EXERCISE AIM :: Copy the lines of the data below exactly, starting at the first and stopping after the line that contains "54.1, 57.6, 60.0]"; include no pictures.
──────── COLLECTED MATERIAL
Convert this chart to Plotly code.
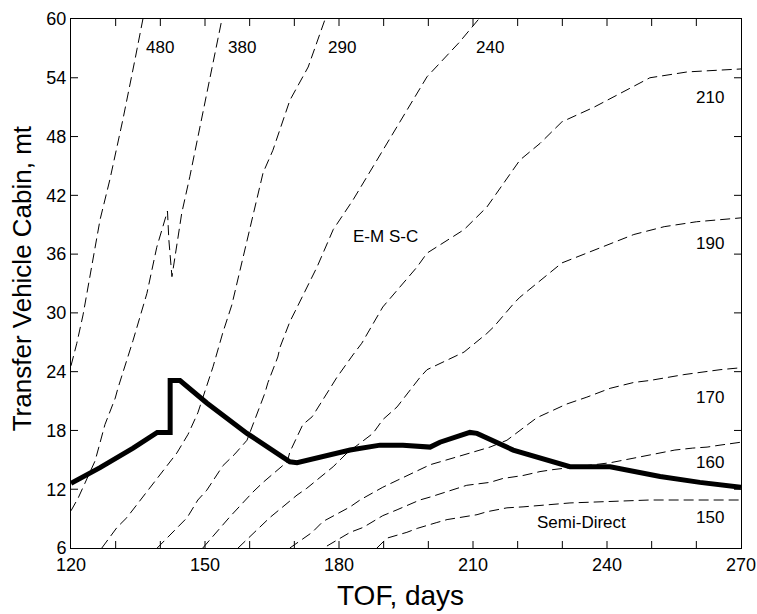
import plotly.graph_objects as go

# Time of flight (days) and cabin mass (mt) along each constant-value contour
c480_tof = [120.0, 120.5, 121.3, 122.7, 123.1, 124.3, 126.5, 128.7, 131.6, 134.3, 136.1]
c480_mass = [24.6, 25.5, 26.9, 29.8, 30.8, 34.1, 39.5, 43.6, 49.7, 55.8, 60.0]

c380_tof = [120.0, 121.6, 123.1, 125.4, 127.6, 129.9, 130.5, 133.9, 137.0, 139.2, 141.6, 141.9, 142.6, 143.6, 144.8, 146.6, 148.9, 151.1, 153.8]
c380_mass = [9.8, 11.1, 12.6, 14.9, 18.6, 21.3, 22.3, 27.2, 32.0, 36.7, 40.4, 37.5, 33.7, 36.8, 40.2, 43.9, 49.0, 54.1, 60.0]

c290_tof = [126.9, 130.3, 132.5, 135.9, 137.7, 142.2, 143.7, 146.2, 148.4, 151.8, 154.0, 156.0, 159.4, 163.0, 165.2, 169.0, 173.1, 176.9]
c290_mass = [6.0, 8.1, 9.1, 11.1, 12.1, 14.7, 15.7, 17.6, 19.8, 24.5, 28.0, 30.8, 37.4, 44.3, 46.6, 51.7, 55.1, 60.0]

c240_tof = [139.3, 143.7, 146.0, 148.4, 150.4, 154.0, 156.7, 159.4, 161.2, 163.4, 164.1, 166.3, 166.8, 169.0, 170.1, 172.8, 175.1, 178.7, 183.1, 188.5, 193.0, 198.1, 199.7, 206.9, 211.3]
c240_mass = [6.0, 8.0, 9.1, 10.9, 11.9, 14.4, 15.6, 17.0, 19.1, 21.8, 22.9, 25.5, 26.5, 29.1, 30.1, 32.6, 34.7, 38.5, 41.5, 45.6, 49.0, 52.8, 54.1, 57.6, 60.0]

c210_tof = [149.5, 153.4, 155.6, 160.7, 163.0, 168.4, 169.0, 171.9, 174.0, 178.0, 179.5, 183.1, 185.1, 189.8, 197.5, 199.7, 208.0, 213.1, 220.5, 225.0, 229.9, 237.1, 249.6, 258.0, 267.3, 270.0]
c210_mass = [6.0, 8.1, 9.2, 11.7, 12.7, 14.8, 15.8, 18.6, 19.4, 22.3, 23.4, 25.7, 26.9, 30.6, 34.7, 36.1, 38.5, 40.8, 45.6, 47.3, 49.5, 51.0, 54.0, 54.6, 54.8, 54.9]

c190_tof = [157.4, 162.3, 164.5, 170.6, 172.8, 178.7, 180.2, 181.8, 187.6, 189.8, 193.0, 198.1, 199.7, 205.7, 208.0, 213.1, 214.7, 219.2, 220.5, 229.9, 237.1, 246.0, 252.8, 260.0, 270.0]
c190_mass = [6.0, 8.1, 9.1, 11.4, 12.1, 14.3, 15.0, 15.7, 17.7, 19.1, 20.4, 23.4, 24.2, 25.5, 26.0, 27.9, 28.6, 31.0, 31.6, 35.1, 36.4, 38.0, 38.8, 39.3, 39.7]

c170_tof = [169.0, 174.0, 176.4, 182.5, 184.7, 189.8, 193.0, 198.1, 200.4, 206.4, 209.3, 213.8, 217.6, 224.3, 231.0, 235.5, 240.7, 246.0, 249.6, 257.2, 265.3, 270.0]
c170_mass = [6.0, 7.6, 8.7, 10.2, 10.9, 12.2, 12.9, 14.0, 14.5, 15.3, 15.7, 16.3, 17.0, 19.3, 20.7, 21.4, 22.3, 22.9, 23.1, 23.7, 24.2, 24.4]

c160_tof = [177.3, 182.5, 185.4, 189.8, 193.0, 198.1, 200.4, 206.4, 208.6, 213.8, 216.7, 221.2, 225.0, 227.9, 240.7, 247.4, 249.6, 255.2, 259.2, 262.4, 265.3, 270.0]
c160_mass = [6.2, 7.6, 8.1, 9.3, 9.9, 10.9, 11.2, 12.1, 12.4, 12.7, 13.1, 13.4, 13.8, 14.0, 14.7, 15.3, 15.5, 16.0, 16.2, 16.3, 16.5, 16.8]

c150_tof = [188.5, 190.7, 195.2, 197.5, 201.9, 204.2, 210.9, 213.1, 217.6, 221.2, 231.7, 237.8, 245.8, 249.6, 263.0, 270.0]
c150_mass = [6.0, 7.0, 7.6, 8.0, 8.6, 8.9, 9.4, 9.7, 10.1, 10.2, 10.6, 10.7, 10.8, 10.9, 10.9, 10.9]

contours = [
    ("480", c480_tof, c480_mass),
    ("380", c380_tof, c380_mass),
    ("290", c290_tof, c290_mass),
    ("240", c240_tof, c240_mass),
    ("210", c210_tof, c210_mass),
    ("190", c190_tof, c190_mass),
    ("170", c170_tof, c170_mass),
    ("160", c160_tof, c160_mass),
    ("150", c150_tof, c150_mass),
]

# Semi-Direct cabin mass envelope
semi_tof = [120.0, 126.5, 133.9, 139.3, 142.2, 142.2, 144.4, 150.4, 159.4, 169.0, 170.6, 182.5, 189.2, 194.3, 200.4, 202.6, 209.3, 210.9, 219.0, 228.8, 231.7, 240.7, 251.9, 260.8, 270.0]
semi_mass = [12.6, 14.2, 16.2, 17.8, 17.8, 23.1, 23.1, 20.8, 17.7, 14.8, 14.7, 16.0, 16.5, 16.5, 16.3, 16.8, 17.8, 17.7, 16.0, 14.7, 14.3, 14.3, 13.3, 12.7, 12.2]

# Axis ranges and ticks
x_range = [120, 270]
y_range = [6, 60]
x_ticks = [120, 150, 180, 210, 240, 270]
x_minor_ticks = [130, 140, 160, 170, 190, 200, 220, 230, 250, 260]
y_ticks = [6, 12, 18, 24, 30, 36, 42, 48, 54, 60]

# Contour label text and placement (TOF, mass)
label_text = ["480", "380", "290", "240", "210", "190", "170", "160", "150", "E-M S-C", "Semi-Direct"]
label_tof = [140.0, 158.3, 180.7, 213.8, 263.0, 263.0, 263.0, 263.0, 263.0, 190.5, 234.4]
label_mass = [57.1, 57.1, 57.1, 57.1, 52.0, 37.1, 21.4, 14.7, 9.1, 37.8, 8.6]

FONT = "Liberation Sans, Arial, sans-serif"
WIDTH, HEIGHT = 757, 614
MARGIN = dict(l=71, r=16, t=19, b=66)
TICK_PX = 7

fig = go.Figure()
for name, xs, ys in contours:
    fig.add_trace(go.Scatter(
        x=xs, y=ys, mode="lines", name=name, showlegend=False,
        line=dict(color="black", width=1, dash="10px,5px"),
    ))

fig.add_trace(go.Scatter(
    x=semi_tof, y=semi_mass, mode="lines", name="Semi-Direct", showlegend=False,
    line=dict(color="black", width=5),
))

# Inward tick marks on all four sides of the frame (length converted from pixels to data units)
plot_w = WIDTH - MARGIN["l"] - MARGIN["r"]
plot_h = HEIGHT - MARGIN["t"] - MARGIN["b"]
dx = TICK_PX * (x_range[1] - x_range[0]) / plot_w
dy = TICK_PX * (y_range[1] - y_range[0]) / plot_h
tick_x, tick_y = [], []
for t in x_ticks[1:-1] + x_minor_ticks:
    tick_x += [t, t, None, t, t, None]
    tick_y += [y_range[0], y_range[0] + dy, None, y_range[1], y_range[1] - dy, None]
for t in y_ticks[1:-1]:
    tick_x += [x_range[0], x_range[0] + dx, None, x_range[1], x_range[1] - dx, None]
    tick_y += [t, t, None, t, t, None]
fig.add_trace(go.Scatter(
    x=tick_x, y=tick_y, mode="lines", showlegend=False, hoverinfo="skip",
    line=dict(color="black", width=1),
))

for t, x, y in zip(label_text, label_tof, label_mass):
    fig.add_annotation(x=x, y=y, text=t, showarrow=False,
                       font=dict(family=FONT, size=17, color="black"))

# Axis titles
fig.add_annotation(xref="paper", yref="paper", x=0.4925, y=-0.09,
                   xanchor="center", yanchor="middle", showarrow=False,
                   text="TOF, days", font=dict(family=FONT, size=28, color="black"))
fig.add_annotation(xref="paper", yref="paper", x=-0.073, y=0.51,
                   xanchor="center", yanchor="middle", showarrow=False, textangle=-90,
                   text="Transfer Vehicle Cabin, mt", font=dict(family=FONT, size=26, color="black"))

fig.update_xaxes(
    range=x_range, tickmode="array", tickvals=x_ticks,
    showline=True, linecolor="black", linewidth=1, mirror=True,
    ticks="", showgrid=False, zeroline=False,
    tickfont=dict(family=FONT, size=18, color="black"),
)
fig.update_yaxes(
    range=y_range, tickmode="array", tickvals=y_ticks,
    showline=True, linecolor="black", linewidth=1, mirror=True,
    ticks="", showgrid=False, zeroline=False,
    tickfont=dict(family=FONT, size=18, color="black"),
)

fig.update_layout(
    width=WIDTH, height=HEIGHT,
    margin=dict(**MARGIN, autoexpand=False),
    plot_bgcolor="white", paper_bgcolor="white",
)

fig.write_html("out.html")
────────────────
COMPLETE RESPONSE ::
Convert this chart to Plotly code.
import plotly.graph_objects as go

# Time of flight (days) and cabin mass (mt) along each constant-value contour
c480_tof = [120.0, 120.5, 121.3, 122.7, 123.1, 124.3, 126.5, 128.7, 131.6, 134.3, 136.1]
c480_mass = [24.6, 25.5, 26.9, 29.8, 30.8, 34.1, 39.5, 43.6, 49.7, 55.8, 60.0]

c380_tof = [120.0, 121.6, 123.1, 125.4, 127.6, 129.9, 130.5, 133.9, 137.0, 139.2, 141.6, 141.9, 142.6, 143.6, 144.8, 146.6, 148.9, 151.1, 153.8]
c380_mass = [9.8, 11.1, 12.6, 14.9, 18.6, 21.3, 22.3, 27.2, 32.0, 36.7, 40.4, 37.5, 33.7, 36.8, 40.2, 43.9, 49.0, 54.1, 60.0]

c290_tof = [126.9, 130.3, 132.5, 135.9, 137.7, 142.2, 143.7, 146.2, 148.4, 151.8, 154.0, 156.0, 159.4, 163.0, 165.2, 169.0, 173.1, 176.9]
c290_mass = [6.0, 8.1, 9.1, 11.1, 12.1, 14.7, 15.7, 17.6, 19.8, 24.5, 28.0, 30.8, 37.4, 44.3, 46.6, 51.7, 55.1, 60.0]

c240_tof = [139.3, 143.7, 146.0, 148.4, 150.4, 154.0, 156.7, 159.4, 161.2, 163.4, 164.1, 166.3, 166.8, 169.0, 170.1, 172.8, 175.1, 178.7, 183.1, 188.5, 193.0, 198.1, 199.7, 206.9, 211.3]
c240_mass = [6.0, 8.0, 9.1, 10.9, 11.9, 14.4, 15.6, 17.0, 19.1, 21.8, 22.9, 25.5, 26.5, 29.1, 30.1, 32.6, 34.7, 38.5, 41.5, 45.6, 49.0, 52.8, 54.1, 57.6, 60.0]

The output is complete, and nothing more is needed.